THE REQUEST: Gather each line in the entries that includes the string "code".

◆ ◆ ◆ ◆ ◆ ◆ ◆

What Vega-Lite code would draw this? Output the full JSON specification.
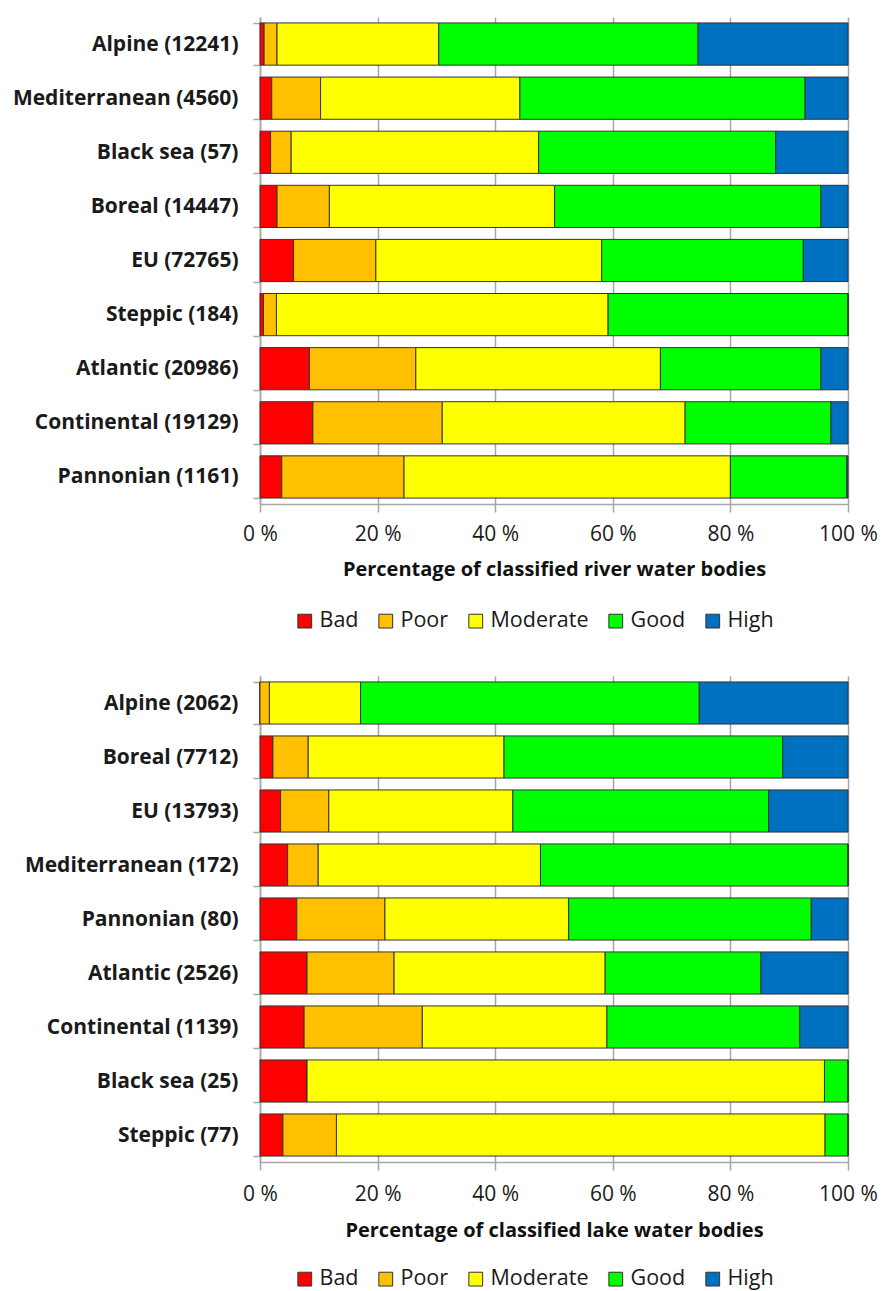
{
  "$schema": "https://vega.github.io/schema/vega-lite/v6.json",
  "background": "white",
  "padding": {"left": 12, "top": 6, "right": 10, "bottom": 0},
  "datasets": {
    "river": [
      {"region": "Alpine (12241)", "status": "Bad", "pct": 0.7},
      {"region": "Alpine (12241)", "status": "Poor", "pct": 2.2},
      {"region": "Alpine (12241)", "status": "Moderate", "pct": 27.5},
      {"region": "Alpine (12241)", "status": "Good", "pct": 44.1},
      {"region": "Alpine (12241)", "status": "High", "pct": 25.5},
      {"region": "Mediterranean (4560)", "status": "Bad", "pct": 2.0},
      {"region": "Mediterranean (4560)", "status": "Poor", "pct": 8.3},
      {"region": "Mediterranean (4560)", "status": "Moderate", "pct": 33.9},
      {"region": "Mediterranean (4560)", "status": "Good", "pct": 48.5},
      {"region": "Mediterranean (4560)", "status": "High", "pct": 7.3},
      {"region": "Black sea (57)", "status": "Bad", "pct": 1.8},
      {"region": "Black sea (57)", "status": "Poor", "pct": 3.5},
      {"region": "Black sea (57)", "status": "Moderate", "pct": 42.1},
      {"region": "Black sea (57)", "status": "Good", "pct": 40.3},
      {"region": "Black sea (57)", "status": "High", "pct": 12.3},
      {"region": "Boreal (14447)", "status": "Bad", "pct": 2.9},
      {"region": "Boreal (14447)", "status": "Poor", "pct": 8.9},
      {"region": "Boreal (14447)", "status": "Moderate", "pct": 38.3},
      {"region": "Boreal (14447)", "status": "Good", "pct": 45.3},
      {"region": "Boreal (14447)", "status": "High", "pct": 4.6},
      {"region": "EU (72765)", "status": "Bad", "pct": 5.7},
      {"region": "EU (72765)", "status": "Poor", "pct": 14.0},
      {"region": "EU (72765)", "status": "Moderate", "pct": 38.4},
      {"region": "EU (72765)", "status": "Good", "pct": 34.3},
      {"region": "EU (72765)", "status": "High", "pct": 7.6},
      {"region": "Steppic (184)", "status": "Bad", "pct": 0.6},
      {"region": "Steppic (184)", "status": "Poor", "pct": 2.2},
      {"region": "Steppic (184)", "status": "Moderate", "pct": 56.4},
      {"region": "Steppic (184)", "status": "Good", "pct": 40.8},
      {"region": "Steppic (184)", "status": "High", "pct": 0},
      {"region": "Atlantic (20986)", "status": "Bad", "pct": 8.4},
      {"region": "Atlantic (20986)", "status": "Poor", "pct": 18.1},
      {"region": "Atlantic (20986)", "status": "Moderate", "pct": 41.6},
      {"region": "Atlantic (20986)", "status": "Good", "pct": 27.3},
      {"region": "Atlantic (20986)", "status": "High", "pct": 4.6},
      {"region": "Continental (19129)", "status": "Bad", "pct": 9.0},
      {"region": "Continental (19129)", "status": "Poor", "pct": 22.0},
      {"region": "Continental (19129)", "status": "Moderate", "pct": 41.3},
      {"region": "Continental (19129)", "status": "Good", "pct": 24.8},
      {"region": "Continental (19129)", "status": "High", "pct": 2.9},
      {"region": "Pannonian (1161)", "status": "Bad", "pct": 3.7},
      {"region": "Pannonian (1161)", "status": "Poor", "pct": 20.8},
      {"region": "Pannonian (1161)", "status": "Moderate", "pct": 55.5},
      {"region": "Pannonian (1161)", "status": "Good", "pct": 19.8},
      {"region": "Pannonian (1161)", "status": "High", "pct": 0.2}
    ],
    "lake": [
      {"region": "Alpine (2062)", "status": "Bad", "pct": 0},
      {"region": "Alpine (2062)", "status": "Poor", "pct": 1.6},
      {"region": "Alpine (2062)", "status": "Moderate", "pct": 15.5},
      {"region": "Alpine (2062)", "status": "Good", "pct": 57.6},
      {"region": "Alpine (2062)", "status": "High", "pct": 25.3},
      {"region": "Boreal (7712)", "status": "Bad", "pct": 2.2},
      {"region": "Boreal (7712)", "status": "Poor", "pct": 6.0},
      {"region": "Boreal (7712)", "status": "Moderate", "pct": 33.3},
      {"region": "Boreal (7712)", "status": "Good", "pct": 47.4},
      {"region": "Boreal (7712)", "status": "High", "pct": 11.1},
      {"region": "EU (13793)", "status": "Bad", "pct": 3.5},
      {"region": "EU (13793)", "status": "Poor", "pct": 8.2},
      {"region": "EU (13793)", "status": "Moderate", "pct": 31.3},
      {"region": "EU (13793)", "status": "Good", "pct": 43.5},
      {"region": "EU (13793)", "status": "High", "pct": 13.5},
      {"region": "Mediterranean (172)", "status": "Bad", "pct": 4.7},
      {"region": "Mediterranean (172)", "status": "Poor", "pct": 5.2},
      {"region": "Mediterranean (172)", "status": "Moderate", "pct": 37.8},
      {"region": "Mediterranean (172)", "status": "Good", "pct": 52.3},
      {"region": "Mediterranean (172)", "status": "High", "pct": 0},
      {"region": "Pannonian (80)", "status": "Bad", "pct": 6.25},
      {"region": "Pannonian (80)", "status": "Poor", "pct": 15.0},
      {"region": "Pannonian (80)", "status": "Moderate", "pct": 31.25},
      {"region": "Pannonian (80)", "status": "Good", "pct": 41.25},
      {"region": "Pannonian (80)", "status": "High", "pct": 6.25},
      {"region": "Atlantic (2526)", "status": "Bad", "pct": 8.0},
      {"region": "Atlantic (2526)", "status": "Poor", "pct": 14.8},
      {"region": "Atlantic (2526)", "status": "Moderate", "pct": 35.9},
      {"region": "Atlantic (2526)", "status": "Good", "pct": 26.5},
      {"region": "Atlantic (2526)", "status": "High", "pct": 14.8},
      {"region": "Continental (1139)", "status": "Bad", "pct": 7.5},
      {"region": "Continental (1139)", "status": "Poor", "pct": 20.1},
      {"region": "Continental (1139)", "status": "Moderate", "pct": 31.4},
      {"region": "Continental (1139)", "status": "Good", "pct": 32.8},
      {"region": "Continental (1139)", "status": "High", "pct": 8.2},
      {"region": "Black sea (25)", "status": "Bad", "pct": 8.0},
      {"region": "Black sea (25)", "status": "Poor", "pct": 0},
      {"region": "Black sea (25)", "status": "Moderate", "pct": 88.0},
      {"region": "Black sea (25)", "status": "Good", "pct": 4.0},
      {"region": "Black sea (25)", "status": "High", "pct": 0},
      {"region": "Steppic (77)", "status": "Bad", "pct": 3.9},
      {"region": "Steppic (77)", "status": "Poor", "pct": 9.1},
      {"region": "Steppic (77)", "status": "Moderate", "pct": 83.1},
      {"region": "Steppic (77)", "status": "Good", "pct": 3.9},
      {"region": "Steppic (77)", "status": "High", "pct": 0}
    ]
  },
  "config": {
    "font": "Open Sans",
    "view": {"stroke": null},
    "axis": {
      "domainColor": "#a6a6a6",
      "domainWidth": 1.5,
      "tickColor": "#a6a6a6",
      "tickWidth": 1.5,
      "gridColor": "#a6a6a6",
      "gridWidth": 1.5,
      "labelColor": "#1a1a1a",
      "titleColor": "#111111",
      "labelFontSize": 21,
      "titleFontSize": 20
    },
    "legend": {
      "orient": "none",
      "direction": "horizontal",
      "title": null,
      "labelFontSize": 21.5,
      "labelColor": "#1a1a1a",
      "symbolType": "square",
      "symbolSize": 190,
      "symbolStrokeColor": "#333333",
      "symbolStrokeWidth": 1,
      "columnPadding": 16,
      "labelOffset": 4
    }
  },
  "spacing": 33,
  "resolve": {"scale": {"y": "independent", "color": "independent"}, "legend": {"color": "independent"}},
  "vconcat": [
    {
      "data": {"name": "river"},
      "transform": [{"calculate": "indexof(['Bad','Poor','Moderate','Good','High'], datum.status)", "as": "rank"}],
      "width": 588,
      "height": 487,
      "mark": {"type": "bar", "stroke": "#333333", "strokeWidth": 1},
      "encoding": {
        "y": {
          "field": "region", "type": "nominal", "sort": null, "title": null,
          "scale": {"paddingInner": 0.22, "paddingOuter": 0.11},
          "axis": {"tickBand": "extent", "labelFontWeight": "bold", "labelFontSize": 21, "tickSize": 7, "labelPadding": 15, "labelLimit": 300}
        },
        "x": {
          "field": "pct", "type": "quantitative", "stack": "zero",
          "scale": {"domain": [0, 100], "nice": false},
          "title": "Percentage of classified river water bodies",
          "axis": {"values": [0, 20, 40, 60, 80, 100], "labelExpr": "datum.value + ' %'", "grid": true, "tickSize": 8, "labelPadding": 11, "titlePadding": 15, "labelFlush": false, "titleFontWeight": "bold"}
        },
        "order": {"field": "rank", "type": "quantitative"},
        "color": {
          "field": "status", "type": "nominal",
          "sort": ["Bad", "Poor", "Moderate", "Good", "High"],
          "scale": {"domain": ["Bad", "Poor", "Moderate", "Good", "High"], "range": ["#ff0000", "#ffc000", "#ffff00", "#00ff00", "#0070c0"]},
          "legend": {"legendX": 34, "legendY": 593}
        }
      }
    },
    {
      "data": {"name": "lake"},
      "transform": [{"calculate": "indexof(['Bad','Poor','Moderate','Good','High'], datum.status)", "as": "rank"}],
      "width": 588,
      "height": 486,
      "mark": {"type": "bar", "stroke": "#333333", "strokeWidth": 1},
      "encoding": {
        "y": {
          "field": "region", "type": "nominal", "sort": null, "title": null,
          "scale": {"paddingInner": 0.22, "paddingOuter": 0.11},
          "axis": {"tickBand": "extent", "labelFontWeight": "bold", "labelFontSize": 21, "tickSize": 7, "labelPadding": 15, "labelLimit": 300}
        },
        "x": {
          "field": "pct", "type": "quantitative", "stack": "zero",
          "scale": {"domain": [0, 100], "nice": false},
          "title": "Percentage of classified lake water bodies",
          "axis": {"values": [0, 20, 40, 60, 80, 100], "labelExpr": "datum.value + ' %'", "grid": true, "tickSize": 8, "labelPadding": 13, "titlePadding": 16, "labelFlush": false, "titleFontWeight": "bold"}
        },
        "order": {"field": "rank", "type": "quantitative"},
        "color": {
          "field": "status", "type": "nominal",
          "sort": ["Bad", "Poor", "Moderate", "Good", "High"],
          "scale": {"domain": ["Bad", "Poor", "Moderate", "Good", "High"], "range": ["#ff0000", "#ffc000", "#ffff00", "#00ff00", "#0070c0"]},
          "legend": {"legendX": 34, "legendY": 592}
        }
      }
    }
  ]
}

◆ ◆ ◆ ◆ ◆ ◆ ◆

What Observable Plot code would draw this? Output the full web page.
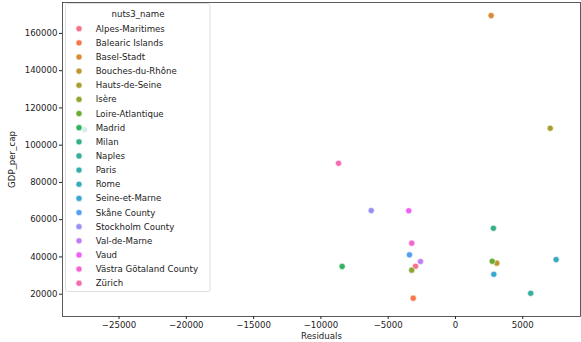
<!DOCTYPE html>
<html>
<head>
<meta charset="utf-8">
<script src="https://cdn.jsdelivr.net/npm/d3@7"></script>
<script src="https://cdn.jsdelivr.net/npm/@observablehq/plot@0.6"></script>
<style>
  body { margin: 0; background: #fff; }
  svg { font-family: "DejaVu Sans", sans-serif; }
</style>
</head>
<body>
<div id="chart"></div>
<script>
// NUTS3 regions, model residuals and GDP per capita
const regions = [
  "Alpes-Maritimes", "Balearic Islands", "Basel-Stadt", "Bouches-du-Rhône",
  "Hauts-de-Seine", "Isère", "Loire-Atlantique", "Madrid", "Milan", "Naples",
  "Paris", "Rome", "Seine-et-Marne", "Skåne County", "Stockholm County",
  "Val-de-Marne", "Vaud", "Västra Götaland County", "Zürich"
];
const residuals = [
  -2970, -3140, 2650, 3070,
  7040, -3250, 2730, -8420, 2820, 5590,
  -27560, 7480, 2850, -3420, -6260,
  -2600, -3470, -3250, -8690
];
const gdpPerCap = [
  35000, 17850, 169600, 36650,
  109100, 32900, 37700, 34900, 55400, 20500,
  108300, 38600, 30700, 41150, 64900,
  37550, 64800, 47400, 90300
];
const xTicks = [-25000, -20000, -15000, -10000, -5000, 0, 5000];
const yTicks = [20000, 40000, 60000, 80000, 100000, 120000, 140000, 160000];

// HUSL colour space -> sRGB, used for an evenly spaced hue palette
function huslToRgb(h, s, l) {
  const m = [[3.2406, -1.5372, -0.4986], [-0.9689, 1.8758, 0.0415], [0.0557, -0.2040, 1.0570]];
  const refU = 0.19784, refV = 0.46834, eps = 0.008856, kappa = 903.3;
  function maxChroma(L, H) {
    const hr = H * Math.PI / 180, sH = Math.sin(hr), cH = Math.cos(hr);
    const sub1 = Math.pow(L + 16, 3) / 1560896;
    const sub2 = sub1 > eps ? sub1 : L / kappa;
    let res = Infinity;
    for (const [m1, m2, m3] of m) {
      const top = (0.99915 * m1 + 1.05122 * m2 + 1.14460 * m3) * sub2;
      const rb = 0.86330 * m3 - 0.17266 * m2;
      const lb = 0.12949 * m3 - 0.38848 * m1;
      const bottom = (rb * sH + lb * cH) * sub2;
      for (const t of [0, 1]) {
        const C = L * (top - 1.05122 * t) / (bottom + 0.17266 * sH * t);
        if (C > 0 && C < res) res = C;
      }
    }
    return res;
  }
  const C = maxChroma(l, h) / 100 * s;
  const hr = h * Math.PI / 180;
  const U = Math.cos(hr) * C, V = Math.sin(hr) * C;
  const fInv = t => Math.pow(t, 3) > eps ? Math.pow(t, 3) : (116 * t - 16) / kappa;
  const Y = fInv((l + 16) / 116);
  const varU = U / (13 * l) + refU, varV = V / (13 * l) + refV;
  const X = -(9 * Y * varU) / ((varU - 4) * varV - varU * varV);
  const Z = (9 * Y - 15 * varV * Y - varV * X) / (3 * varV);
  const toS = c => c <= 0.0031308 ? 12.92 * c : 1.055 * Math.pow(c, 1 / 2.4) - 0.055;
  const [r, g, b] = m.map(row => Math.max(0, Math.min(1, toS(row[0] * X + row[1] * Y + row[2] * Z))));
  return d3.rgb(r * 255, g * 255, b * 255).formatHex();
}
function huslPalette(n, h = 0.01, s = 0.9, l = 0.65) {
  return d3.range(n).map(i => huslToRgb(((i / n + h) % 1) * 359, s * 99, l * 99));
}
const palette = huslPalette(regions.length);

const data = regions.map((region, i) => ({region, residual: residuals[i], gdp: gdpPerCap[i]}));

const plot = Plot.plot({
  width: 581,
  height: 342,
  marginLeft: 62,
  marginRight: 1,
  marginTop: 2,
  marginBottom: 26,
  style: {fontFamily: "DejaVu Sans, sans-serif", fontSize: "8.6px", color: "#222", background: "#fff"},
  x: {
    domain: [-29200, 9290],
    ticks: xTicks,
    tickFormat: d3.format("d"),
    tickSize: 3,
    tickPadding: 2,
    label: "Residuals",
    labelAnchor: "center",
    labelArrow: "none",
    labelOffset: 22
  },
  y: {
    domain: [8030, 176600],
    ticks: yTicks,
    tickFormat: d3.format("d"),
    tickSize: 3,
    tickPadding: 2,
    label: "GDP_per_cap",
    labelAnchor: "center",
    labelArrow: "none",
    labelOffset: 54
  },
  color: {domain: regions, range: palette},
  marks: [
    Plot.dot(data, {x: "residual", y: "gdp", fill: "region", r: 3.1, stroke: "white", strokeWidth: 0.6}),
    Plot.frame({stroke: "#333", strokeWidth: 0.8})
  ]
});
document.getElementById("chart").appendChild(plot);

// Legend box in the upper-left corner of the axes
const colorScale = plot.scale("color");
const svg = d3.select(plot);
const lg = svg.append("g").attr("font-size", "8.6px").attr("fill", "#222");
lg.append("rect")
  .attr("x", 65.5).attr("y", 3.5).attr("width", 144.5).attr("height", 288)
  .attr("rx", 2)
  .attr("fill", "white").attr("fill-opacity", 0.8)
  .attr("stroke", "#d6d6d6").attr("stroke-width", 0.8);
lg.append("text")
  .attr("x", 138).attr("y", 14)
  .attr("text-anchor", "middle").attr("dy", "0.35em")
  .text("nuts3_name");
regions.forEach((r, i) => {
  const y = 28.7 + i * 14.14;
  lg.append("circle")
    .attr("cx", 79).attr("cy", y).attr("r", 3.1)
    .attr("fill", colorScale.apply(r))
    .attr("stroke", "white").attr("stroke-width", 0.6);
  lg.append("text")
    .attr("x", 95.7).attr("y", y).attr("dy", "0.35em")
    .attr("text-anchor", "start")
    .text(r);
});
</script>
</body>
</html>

◆ ◆ ◆ ◆ ◆ ◆ ◆

EXPECTED OUTPUT:
What Vega-Lite code would draw this? Output the full JSON specification.
What Observable Plot code would draw this? Output the full web page.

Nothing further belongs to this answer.